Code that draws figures
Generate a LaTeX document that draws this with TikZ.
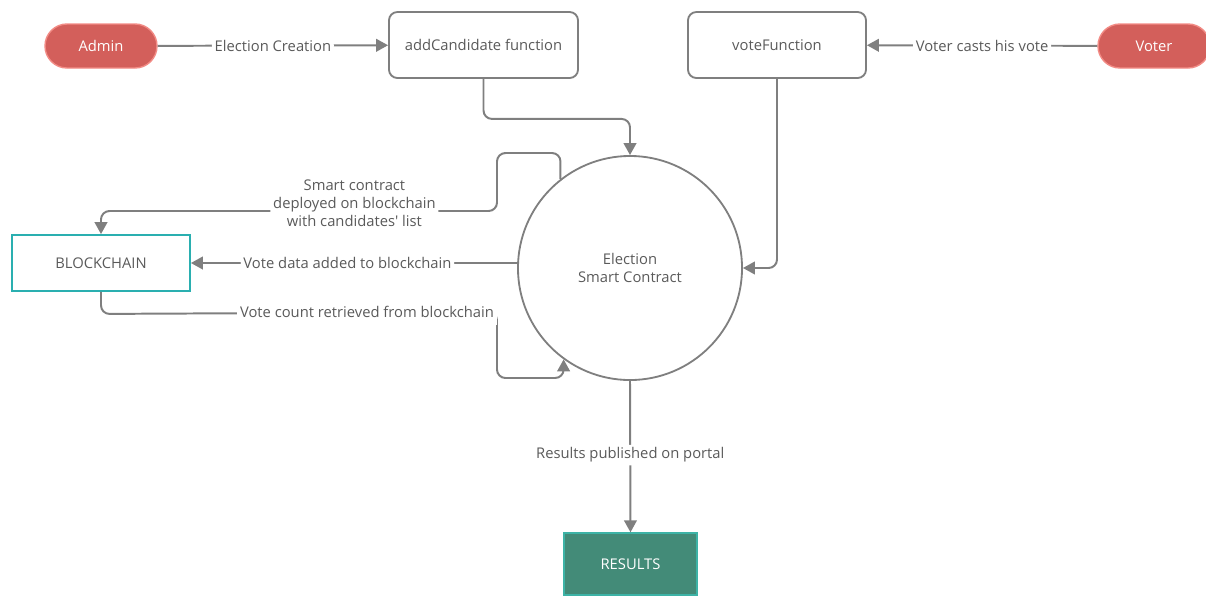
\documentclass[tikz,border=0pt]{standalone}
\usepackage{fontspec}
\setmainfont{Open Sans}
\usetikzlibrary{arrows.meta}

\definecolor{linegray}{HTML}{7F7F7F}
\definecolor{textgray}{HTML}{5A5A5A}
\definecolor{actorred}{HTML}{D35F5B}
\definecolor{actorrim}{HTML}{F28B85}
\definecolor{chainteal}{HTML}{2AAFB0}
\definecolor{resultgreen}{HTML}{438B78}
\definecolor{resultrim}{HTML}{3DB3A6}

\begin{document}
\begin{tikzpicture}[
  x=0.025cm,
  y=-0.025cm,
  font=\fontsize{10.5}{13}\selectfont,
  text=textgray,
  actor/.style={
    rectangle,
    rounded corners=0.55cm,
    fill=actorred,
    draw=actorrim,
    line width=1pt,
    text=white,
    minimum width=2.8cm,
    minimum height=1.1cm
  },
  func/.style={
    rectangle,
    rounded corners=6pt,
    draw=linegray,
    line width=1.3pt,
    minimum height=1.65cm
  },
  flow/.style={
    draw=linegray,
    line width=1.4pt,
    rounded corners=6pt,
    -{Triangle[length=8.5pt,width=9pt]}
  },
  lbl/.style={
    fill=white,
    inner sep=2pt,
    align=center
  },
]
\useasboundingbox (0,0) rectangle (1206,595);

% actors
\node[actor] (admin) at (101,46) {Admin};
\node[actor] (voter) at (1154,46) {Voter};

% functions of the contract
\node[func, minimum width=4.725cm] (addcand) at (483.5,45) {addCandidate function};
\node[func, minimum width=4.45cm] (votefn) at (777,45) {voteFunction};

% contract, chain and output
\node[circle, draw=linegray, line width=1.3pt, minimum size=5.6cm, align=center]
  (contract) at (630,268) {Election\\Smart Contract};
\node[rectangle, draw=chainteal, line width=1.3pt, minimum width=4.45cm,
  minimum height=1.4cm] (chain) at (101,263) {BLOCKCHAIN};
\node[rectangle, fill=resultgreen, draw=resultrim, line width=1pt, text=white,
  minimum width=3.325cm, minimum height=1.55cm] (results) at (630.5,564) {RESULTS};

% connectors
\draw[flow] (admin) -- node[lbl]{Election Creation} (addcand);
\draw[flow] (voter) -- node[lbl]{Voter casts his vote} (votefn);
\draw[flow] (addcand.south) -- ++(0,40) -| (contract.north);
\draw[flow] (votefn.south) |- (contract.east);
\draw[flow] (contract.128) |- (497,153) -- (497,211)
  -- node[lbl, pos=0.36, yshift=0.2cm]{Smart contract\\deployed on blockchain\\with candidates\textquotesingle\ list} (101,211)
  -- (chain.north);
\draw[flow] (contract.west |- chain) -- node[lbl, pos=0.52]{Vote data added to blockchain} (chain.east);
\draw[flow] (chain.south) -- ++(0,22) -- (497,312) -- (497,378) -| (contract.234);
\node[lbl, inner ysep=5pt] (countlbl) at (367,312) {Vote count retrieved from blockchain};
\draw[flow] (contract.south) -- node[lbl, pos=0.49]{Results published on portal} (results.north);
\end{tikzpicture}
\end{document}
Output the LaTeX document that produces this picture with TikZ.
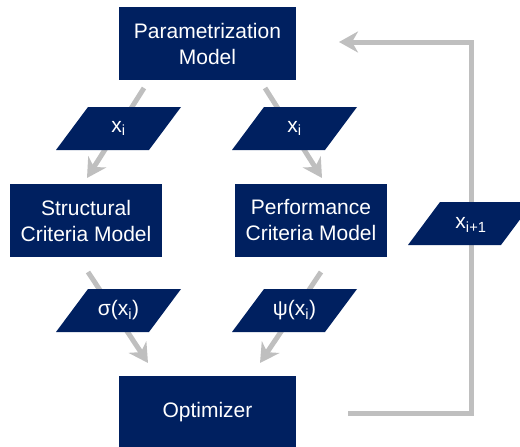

GOAL: Reproduce the data verbatim. Do not carry any picture into the copy.

EXERCISE RESULT:
Generate a LaTeX document that draws this with TikZ.
\documentclass[tikz,border=0pt]{standalone}
\usepackage{fontspec}
\setmainfont{Open Sans}
\usetikzlibrary{arrows.meta}

\definecolor{linegray}{HTML}{7F7F7F}
\definecolor{textgray}{HTML}{5A5A5A}
\definecolor{actorred}{HTML}{D35F5B}
\definecolor{actorrim}{HTML}{F28B85}
\definecolor{chainteal}{HTML}{2AAFB0}
\definecolor{resultgreen}{HTML}{438B78}
\definecolor{resultrim}{HTML}{3DB3A6}

\begin{document}
\begin{tikzpicture}[
  x=0.025cm,
  y=-0.025cm,
  font=\fontsize{10.5}{13}\selectfont,
  text=textgray,
  actor/.style={
    rectangle,
    rounded corners=0.55cm,
    fill=actorred,
    draw=actorrim,
    line width=1pt,
    text=white,
    minimum width=2.8cm,
    minimum height=1.1cm
  },
  func/.style={
    rectangle,
    rounded corners=6pt,
    draw=linegray,
    line width=1.3pt,
    minimum height=1.65cm
  },
  flow/.style={
    draw=linegray,
    line width=1.4pt,
    rounded corners=6pt,
    -{Triangle[length=8.5pt,width=9pt]}
  },
  lbl/.style={
    fill=white,
    inner sep=2pt,
    align=center
  },
]
\useasboundingbox (0,0) rectangle (1206,595);

% actors
\node[actor] (admin) at (101,46) {Admin};
\node[actor] (voter) at (1154,46) {Voter};

% functions of the contract
\node[func, minimum width=4.725cm] (addcand) at (483.5,45) {addCandidate function};
\node[func, minimum width=4.45cm] (votefn) at (777,45) {voteFunction};

% contract, chain and output
\node[circle, draw=linegray, line width=1.3pt, minimum size=5.6cm, align=center]
  (contract) at (630,268) {Election\\Smart Contract};
\node[rectangle, draw=chainteal, line width=1.3pt, minimum width=4.45cm,
  minimum height=1.4cm] (chain) at (101,263) {BLOCKCHAIN};
\node[rectangle, fill=resultgreen, draw=resultrim, line width=1pt, text=white,
  minimum width=3.325cm, minimum height=1.55cm] (results) at (630.5,564) {RESULTS};

% connectors
\draw[flow] (admin) -- node[lbl]{Election Creation} (addcand);
\draw[flow] (voter) -- node[lbl]{Voter casts his vote} (votefn);
\draw[flow] (addcand.south) -- ++(0,40) -| (contract.north);
\draw[flow] (votefn.south) |- (contract.east);
\draw[flow] (contract.128) |- (497,153) -- (497,211)
  -- node[lbl, pos=0.36, yshift=0.2cm]{Smart contract\\deployed on blockchain\\with candidates\textquotesingle\ list} (101,211)
  -- (chain.north);
\draw[flow] (contract.west |- chain) -- node[lbl, pos=0.52]{Vote data added to blockchain} (chain.east);
\draw[flow] (chain.south) -- ++(0,22) -- (497,312) -- (497,378) -| (contract.234);
\node[lbl, inner ysep=5pt] (countlbl) at (367,312) {Vote count retrieved from blockchain};
\draw[flow] (contract.south) -- node[lbl, pos=0.49]{Results published on portal} (results.north);
\end{tikzpicture}
\end{document}
Output the LaTeX document that produces this picture with TikZ.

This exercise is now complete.